ZHANG H B, SUN H T, CHAI H C, et al. Effect of silica fume content on the properties and microstructure of foam filling materials [J]. Journal of Henan Polytechnic University (Natural Science) , 2025, 44(4): 188-196.

硅灰掺量对泡沫充填材料性能和微观结构的影响

张海波, 孙会婷, 柴虎成, 胡毅康, 周运通, 谢佰恩, 田艳超

河南理工大学 材料科学与工程学院，河南 焦作，454000

摘要: 目的 充填材料泡沫混凝土孔隙率高，导致强度显著降低。 方法 本文使用硅灰取代普通硅酸盐水泥制备高强低密泡沫混凝土（silica fume- ordinarily portland cement， SF-OPC），研究硅灰不同掺量（0%，5%，10%，15%，20%）对SF-OPC样品的流动度、凝结时间、抗压强度、干密度等宏观性能的影响，并结合低场核磁技术测试孔隙结构，纳米压痕表征硬化浆体骨架硬度，X射线衍射分析水化产物的物相，扫描电镜分析微观物相结构。 结果 结果表明，随着硅灰掺量增加，浆体流动度先增加后降低，凝结时间不断减少，SF-OPC试样强度先增加后减小；硅灰掺量为5%时，流动度最大，为223.1 mm；硅灰掺量为15%时，SF-OPC试样强度最高，3，7，28 d龄期强度分别为3.8，4.2，4.9 MPa，与对照组相比分别提高123.5%，100.0%，75.0%，宏观孔比例降低75.8%，纳米孔比例增加208.4%。 结论 掺入硅灰可以促进低钙型C-S-H凝胶的形成，有效改善SF-OPC的孔隙结构分布，提高浆体骨架结构硬度，微观结构更加致密。相同发泡倍数下，硅灰可显著提高SF-OPC强度，适于制备煤矿高冒区高强低密泡沫充填材料，同时为煤矿采空区充填防火材料研究提供借鉴。 

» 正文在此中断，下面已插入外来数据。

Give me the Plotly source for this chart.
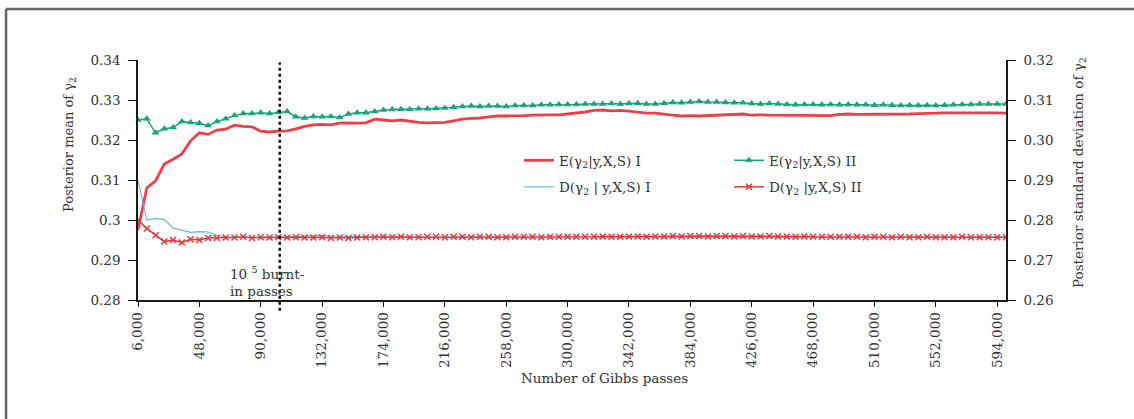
import plotly.graph_objects as go

# Gibbs pass counts (every 6,000 passes)
passes = [6000 * (i + 1) for i in range(100)]

# Posterior mean of gamma_2, run I
mean_run1 = [
    0.2975, 0.3080, 0.3098, 0.3140, 0.3152, 0.3165, 0.3198, 0.3218, 0.3214, 0.3225,
    0.3227, 0.3237, 0.3234, 0.3233, 0.3222, 0.3220, 0.3222, 0.3223, 0.3228, 0.3234,
    0.3238, 0.3239, 0.3238, 0.3242, 0.3243, 0.3242, 0.3243, 0.3252, 0.3250, 0.3248,
    0.3250, 0.3247, 0.3244, 0.3243, 0.3243, 0.3244, 0.3248, 0.3252, 0.3254, 0.3255,
    0.3258, 0.3260, 0.3260, 0.3260, 0.3261, 0.3262, 0.3263, 0.3263, 0.3263, 0.3265,
    0.3268, 0.3270, 0.3274, 0.3275, 0.3273, 0.3274, 0.3272, 0.3270, 0.3267, 0.3267,
    0.3264, 0.3262, 0.3260, 0.3261, 0.3260, 0.3261, 0.3262, 0.3264, 0.3265, 0.3265,
    0.3262, 0.3263, 0.3262, 0.3262, 0.3261, 0.3262, 0.3261, 0.3262, 0.3262, 0.3261,
    0.3264, 0.3265, 0.3264, 0.3264, 0.3264, 0.3264, 0.3264, 0.3265, 0.3265, 0.3266,
    0.3266, 0.3267, 0.3268, 0.3268, 0.3269, 0.3269, 0.3269, 0.3268, 0.3268, 0.3267,
]

# Posterior mean of gamma_2, run II
mean_run2 = [
    0.3250, 0.3253, 0.3218, 0.3228, 0.3231, 0.3246, 0.3244, 0.3242, 0.3236, 0.3246,
    0.3253, 0.3261, 0.3266, 0.3266, 0.3268, 0.3266, 0.3269, 0.3271, 0.3258, 0.3255,
    0.3259, 0.3258, 0.3259, 0.3256, 0.3265, 0.3268, 0.3268, 0.3271, 0.3275, 0.3276,
    0.3277, 0.3277, 0.3278, 0.3278, 0.3279, 0.3280, 0.3282, 0.3284, 0.3285, 0.3284,
    0.3285, 0.3285, 0.3284, 0.3286, 0.3286, 0.3286, 0.3288, 0.3288, 0.3289, 0.3289,
    0.3289, 0.3290, 0.3290, 0.3290, 0.3291, 0.3290, 0.3291, 0.3292, 0.3290, 0.3290,
    0.3292, 0.3294, 0.3293, 0.3295, 0.3296, 0.3295, 0.3295, 0.3294, 0.3293, 0.3293,
    0.3291, 0.3290, 0.3291, 0.3290, 0.3289, 0.3288, 0.3289, 0.3289, 0.3288, 0.3289,
    0.3288, 0.3289, 0.3288, 0.3288, 0.3287, 0.3288, 0.3287, 0.3286, 0.3287, 0.3286,
    0.3287, 0.3286, 0.3287, 0.3288, 0.3289, 0.3289, 0.3290, 0.3290, 0.3290, 0.3290,
]

# Posterior standard deviation of gamma_2, run I
sd_run1 = [
    0.2900, 0.2800, 0.2804, 0.2801, 0.2780, 0.2774, 0.2769, 0.2771, 0.2770, 0.2762,
    0.2758, 0.2757, 0.2757, 0.2757, 0.2756, 0.2757, 0.2757, 0.2758, 0.2759, 0.2760,
    0.2760, 0.2761, 0.2760, 0.2760, 0.2759, 0.2759, 0.2758, 0.2758, 0.2758, 0.2757,
    0.2757, 0.2756, 0.2757, 0.2756, 0.2756, 0.2757, 0.2756, 0.2756, 0.2756, 0.2755,
    0.2756, 0.2756, 0.2755, 0.2756, 0.2756, 0.2755, 0.2755, 0.2756, 0.2756, 0.2755,
    0.2755, 0.2756, 0.2755, 0.2755, 0.2755, 0.2756, 0.2755, 0.2755, 0.2755, 0.2755,
    0.2755, 0.2755, 0.2756, 0.2755, 0.2755, 0.2755, 0.2755, 0.2755, 0.2756, 0.2755,
    0.2755, 0.2755, 0.2755, 0.2756, 0.2755, 0.2755, 0.2755, 0.2755, 0.2756, 0.2756,
    0.2755, 0.2756, 0.2756, 0.2756, 0.2756, 0.2756, 0.2756, 0.2756, 0.2757, 0.2756,
    0.2756, 0.2756, 0.2757, 0.2756, 0.2756, 0.2757, 0.2757, 0.2757, 0.2757, 0.2757,
]

# Posterior standard deviation of gamma_2, run II
sd_run2 = [
    0.2800, 0.2779, 0.2762, 0.2746, 0.2750, 0.2744, 0.2752, 0.2750, 0.2755, 0.2755,
    0.2756, 0.2756, 0.2758, 0.2755, 0.2757, 0.2756, 0.2757, 0.2756, 0.2757, 0.2756,
    0.2756, 0.2757, 0.2755, 0.2756, 0.2755, 0.2756, 0.2757, 0.2757, 0.2758, 0.2757,
    0.2758, 0.2757, 0.2757, 0.2758, 0.2758, 0.2757, 0.2758, 0.2758, 0.2757, 0.2758,
    0.2758, 0.2757, 0.2757, 0.2758, 0.2758, 0.2758, 0.2757, 0.2758, 0.2758, 0.2758,
    0.2758, 0.2758, 0.2758, 0.2759, 0.2758, 0.2758, 0.2759, 0.2759, 0.2758, 0.2759,
    0.2759, 0.2760, 0.2759, 0.2760, 0.2760, 0.2759, 0.2760, 0.2760, 0.2759, 0.2760,
    0.2759, 0.2759, 0.2760, 0.2759, 0.2759, 0.2758, 0.2759, 0.2758, 0.2758, 0.2758,
    0.2758, 0.2758, 0.2758, 0.2757, 0.2758, 0.2758, 0.2757, 0.2758, 0.2757, 0.2757,
    0.2758, 0.2757, 0.2757, 0.2757, 0.2758, 0.2757, 0.2757, 0.2757, 0.2757, 0.2757,
]

x_ticks = [6000 + 42000 * k for k in range(15)]
x_tick_text = [f"{v:,}" for v in x_ticks]
left_ticks = [0.28, 0.29, 0.30, 0.31, 0.32, 0.33, 0.34]
left_tick_text = ["0.28", "0.29", "0.3", "0.31", "0.32", "0.33", "0.34"]
right_ticks = [0.26, 0.27, 0.28, 0.29, 0.30, 0.31, 0.32]
right_tick_text = ["0.26", "0.27", "0.28", "0.29", "0.30", "0.31", "0.32"]

burn_in = 103000

FONT = "DejaVu Serif"
TXT = "#333333"
AX = "#1a1a1a"

fig = go.Figure()

fig.add_trace(go.Scatter(
    x=passes, y=mean_run1, mode="lines", name="E(γ<sub>2</sub>|y,X,S) I",
    line=dict(color="#ef3e47", width=2.8), legend="legend", legendgroup="a",
    yaxis="y",
))
fig.add_trace(go.Scatter(
    x=passes, y=sd_run1, mode="lines", name="D(γ<sub>2</sub> | y,X,S) I",
    line=dict(color="#5db7e8", width=1.1), legend="legend", legendgroup="b",
    yaxis="y2",
))
fig.add_trace(go.Scatter(
    x=passes, y=mean_run2, mode="lines+markers", name="E(γ<sub>2</sub>|y,X,S) II",
    line=dict(color="#17a67b", width=1.5),
    marker=dict(symbol="triangle-up", size=7, color="#17a67b"),
    legend="legend2", legendgroup="c", yaxis="y",
))
fig.add_trace(go.Scatter(
    x=passes, y=sd_run2, mode="lines+markers", name="D(γ<sub>2</sub> |y,X,S) II",
    line=dict(color="#e8363a", width=1.5),
    marker=dict(symbol="x-thin", size=6, line=dict(color="#e8363a", width=1.4)),
    legend="legend2", legendgroup="d", yaxis="y2",
))

axis_common = dict(
    showline=True, linecolor=AX, linewidth=1.5, showgrid=False, zeroline=False,
    tickcolor=AX, tickwidth=1.2,
    tickfont=dict(family=FONT, size=13.5, color=TXT),
)

legend_style = dict(
    xanchor="left", yanchor="top", bgcolor="rgba(0,0,0,0)",
    font=dict(family=FONT, size=13.5, color=TXT), tracegroupgap=6,
)

fig.update_layout(
    width=1134, height=419,
    margin=dict(l=138, r=128, t=60, b=119),
    paper_bgcolor="white", plot_bgcolor="white",
    font=dict(family=FONT, color=TXT),
    xaxis=dict(
        range=[6000, 600000], tickvals=x_ticks, ticktext=x_tick_text,
        tickangle=-90, ticks="outside", ticklen=5, **axis_common,
    ),
    xaxis2=dict(
        range=[6000, 600000], overlaying="x", anchor="y", side="bottom",
        tickvals=x_ticks, showticklabels=False, ticks="inside", ticklen=5,
        **axis_common,
    ),
    yaxis=dict(
        range=[0.28, 0.34], tickvals=left_ticks, ticktext=left_tick_text,
        ticks="outside", ticklen=8, ticklabelstandoff=5, **axis_common,
    ),
    yaxis3=dict(
        range=[0.28, 0.34], overlaying="y", anchor="x", side="left",
        tickvals=left_ticks, showticklabels=False, ticks="inside", ticklen=8,
        **axis_common,
    ),
    yaxis2=dict(
        range=[0.26, 0.32], overlaying="y", anchor="x", side="right",
        tickvals=right_ticks, ticktext=right_tick_text,
        ticks="outside", ticklen=8, ticklabelstandoff=5, **axis_common,
    ),
    yaxis4=dict(
        range=[0.26, 0.32], overlaying="y", anchor="x", side="right",
        tickvals=right_ticks, showticklabels=False, ticks="inside", ticklen=8,
        **axis_common,
    ),
    legend=dict(x=(519 - 138) / 868, y=(300 - 145) / 240, **legend_style),
    legend2=dict(x=(729 - 138) / 868, y=(300 - 145) / 240, **legend_style),
    showlegend=True,
)

# burn-in marker
fig.add_shape(
    type="line", xref="x", yref="paper", x0=burn_in, x1=burn_in,
    y0=-0.045, y1=0.99, line=dict(color="#111111", width=2.5, dash="dot"),
)

# page frame lines
fig.add_shape(
    type="line", xref="paper", yref="paper", x0=-0.152, x1=1.15,
    y0=1.2125, y1=1.2125, line=dict(color="#666666", width=2.5),
)
fig.add_shape(
    type="line", xref="paper", yref="paper", x0=-0.152, x1=-0.152,
    y0=1.2125, y1=-0.5, line=dict(color="#666666", width=2.5),
)

fig.add_annotation(
    text="10 <sup>5</sup> burnt-<br>in passes", xref="paper", yref="paper",
    x=(228 - 138) / 868, y=(300 - 262) / 240, xanchor="left", yanchor="top",
    showarrow=False, align="left", font=dict(family=FONT, size=13.5, color=TXT),
)
fig.add_annotation(
    text="Number of Gibbs passes", xref="paper", yref="paper",
    x=(604 - 138) / 868, y=(300 - 378) / 240, xanchor="center", yanchor="middle",
    showarrow=False, font=dict(family=FONT, size=13.5, color=TXT),
)
fig.add_annotation(
    text="Posterior mean of γ<sub>2</sub>", xref="paper", yref="paper",
    x=(69 - 138) / 868, y=(300 - 145) / 240, xanchor="center", yanchor="middle",
    textangle=-90, showarrow=False, font=dict(family=FONT, size=13, color=TXT),
)
fig.add_annotation(
    text="Posterior standard deviation of γ<sub>2</sub>", xref="paper", yref="paper",
    x=(1079 - 138) / 868, y=(300 - 173) / 240, xanchor="center", yanchor="middle",
    textangle=-90, showarrow=False, font=dict(family=FONT, size=13.5, color=TXT),
)

fig.write_html("out.html")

关键词:充填材料;泡沫混凝土;硅灰;孔隙结构;火山灰效应

doi: 10.16186/j.cnki.1673-9787.2023120020

基金项目:国家自然科学基金资助项目（U1905216）；国家重点研发计划项目（2017YFC0603004）

收稿日期:2023/12/08

修回日期:2024/02/18

出版日期:2025/06/19

Effect of silica fume content on the properties and microstructure of foam filling materials

Zhang Haibo, Sun Huiting, Chai Hucheng, Hu Yikang, Zhou Yuntong, Xie Baien, Tian Yanchao

School of Materials Science and Engineering， Henan Polytechnic University， Jiaozuo 454000， Henan，China

Abstract: Objectives The high porosity of cement-based foam concrete used as a filling material significantly reduces its strength. Methods In this study， silica fume （SF） was used to partially replace ordinary Portland cement （OPC） to prepare a high-strength， low-density foam concrete （SF-OPC）. The effects of different SF replacement levels （0%， 5%， 10%， 15%， and 20%， by weight） on the fluidity， setting time， compressive strength， and dry density of SF-OPC were systematacially investigated. Additionally， low-field nuclear magnetic resonance （LF-NMR） was employed to characterize pore structure， nanoindentation was used to evaluate the hardness of the hardened slurry skeleton， X-ray diffraction （XRD） was applied to analyze hydration products， and scanning electron microscopy （SEM） was conducted to observe microstructural morphology. Results The results showed that increasing SF content initially improved the fluidity of the slurry and then caused a decline， while the setting time decreased continuously. The compressive strength of the specimens first increased and then decreased. The maximum fluidity （223.1 mm） was observed at 5% SF content， whereas the highest compressive strength was achieved at 15% SF content， with 3-， 7-， and 28-day strengths of 3.8 MPa， 4.2 MPa， and 4.9 MPa， respectively—representing increases of 123.5%， 100.0%， and 75.0% compared to the control group. The proportion of macropores decreased by 75.8%， while the proportion of nanopores increased by 208.4%. Conclusions The addition of silica fume promoted the formation of low calcium C—S—H gel， effectively optimizing the pore structure distribution， enhancing the structural hardness of the slurry skeleton， and resulting in a denser microstructure. Under the same foaming ratio， SF significantly improved the compressive strength of SF-OPC foam concrete. This makes it a promising material for high-strength， low-density backfilling applications in coal mine caving zones and offers a useful reference for fire prevention and control materials used in mine goafs. 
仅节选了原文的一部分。